— Short exercise —
Extract the full listing verbatim and drop any pictures from your copy.

— Provided material —
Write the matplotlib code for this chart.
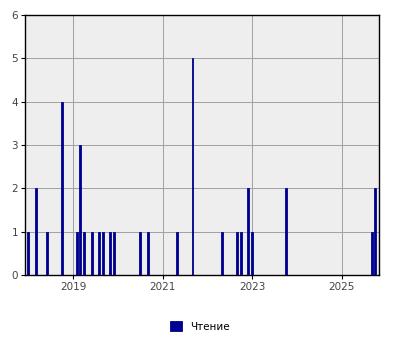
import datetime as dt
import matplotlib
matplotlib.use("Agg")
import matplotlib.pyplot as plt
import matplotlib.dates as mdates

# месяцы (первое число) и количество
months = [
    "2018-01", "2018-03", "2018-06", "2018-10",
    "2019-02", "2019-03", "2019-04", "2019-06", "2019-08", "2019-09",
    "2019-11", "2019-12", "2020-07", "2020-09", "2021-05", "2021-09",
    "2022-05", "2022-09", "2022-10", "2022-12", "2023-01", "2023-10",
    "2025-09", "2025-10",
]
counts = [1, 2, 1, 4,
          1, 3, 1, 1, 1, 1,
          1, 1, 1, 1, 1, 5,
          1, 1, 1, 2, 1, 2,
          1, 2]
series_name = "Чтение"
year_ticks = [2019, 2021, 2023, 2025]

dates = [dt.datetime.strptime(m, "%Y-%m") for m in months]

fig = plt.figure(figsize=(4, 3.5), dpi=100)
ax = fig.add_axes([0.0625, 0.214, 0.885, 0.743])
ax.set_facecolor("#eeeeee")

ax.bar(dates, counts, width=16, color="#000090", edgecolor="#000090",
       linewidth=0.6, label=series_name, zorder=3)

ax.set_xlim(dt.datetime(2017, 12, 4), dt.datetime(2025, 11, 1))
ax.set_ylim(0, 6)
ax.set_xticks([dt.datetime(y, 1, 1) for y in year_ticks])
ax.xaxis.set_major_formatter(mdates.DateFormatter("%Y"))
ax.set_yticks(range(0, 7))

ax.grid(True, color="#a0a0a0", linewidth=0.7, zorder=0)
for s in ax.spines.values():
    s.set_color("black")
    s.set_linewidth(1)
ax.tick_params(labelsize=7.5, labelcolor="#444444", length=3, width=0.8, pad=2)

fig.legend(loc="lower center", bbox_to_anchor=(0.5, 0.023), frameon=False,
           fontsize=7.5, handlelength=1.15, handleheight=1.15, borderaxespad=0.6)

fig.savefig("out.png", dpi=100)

— Exercise answer —
Write the matplotlib code for this chart.
import datetime as dt
import matplotlib
matplotlib.use("Agg")
import matplotlib.pyplot as plt
import matplotlib.dates as mdates

# месяцы (первое число) и количество
months = [
    "2018-01", "2018-03", "2018-06", "2018-10",
    "2019-02", "2019-03", "2019-04", "2019-06", "2019-08", "2019-09",
    "2019-11", "2019-12", "2020-07", "2020-09", "2021-05", "2021-09",
    "2022-05", "2022-09", "2022-10", "2022-12", "2023-01", "2023-10",
    "2025-09", "2025-10",
]
counts = [1, 2, 1, 4,
          1, 3, 1, 1, 1, 1,
          1, 1, 1, 1, 1, 5,
          1, 1, 1, 2, 1, 2,
          1, 2]
series_name = "Чтение"
year_ticks = [2019, 2021, 2023, 2025]

dates = [dt.datetime.strptime(m, "%Y-%m") for m in months]

fig = plt.figure(figsize=(4, 3.5), dpi=100)
ax = fig.add_axes([0.0625, 0.214, 0.885, 0.743])
ax.set_facecolor("#eeeeee")

ax.bar(dates, counts, width=16, color="#000090", edgecolor="#000090",
       linewidth=0.6, label=series_name, zorder=3)

ax.set_xlim(dt.datetime(2017, 12, 4), dt.datetime(2025, 11, 1))
ax.set_ylim(0, 6)
ax.set_xticks([dt.datetime(y, 1, 1) for y in year_ticks])
ax.xaxis.set_major_formatter(mdates.DateFormatter("%Y"))
ax.set_yticks(range(0, 7))

ax.grid(True, color="#a0a0a0", linewidth=0.7, zorder=0)
for s in ax.spines.values():
    s.set_color("black")
    s.set_linewidth(1)
ax.tick_params(labelsize=7.5, labelcolor="#444444", length=3, width=0.8, pad=2)

fig.legend(loc="lower center", bbox_to_anchor=(0.5, 0.023), frameon=False,
           fontsize=7.5, handlelength=1.15, handleheight=1.15, borderaxespad=0.6)

fig.savefig("out.png", dpi=100)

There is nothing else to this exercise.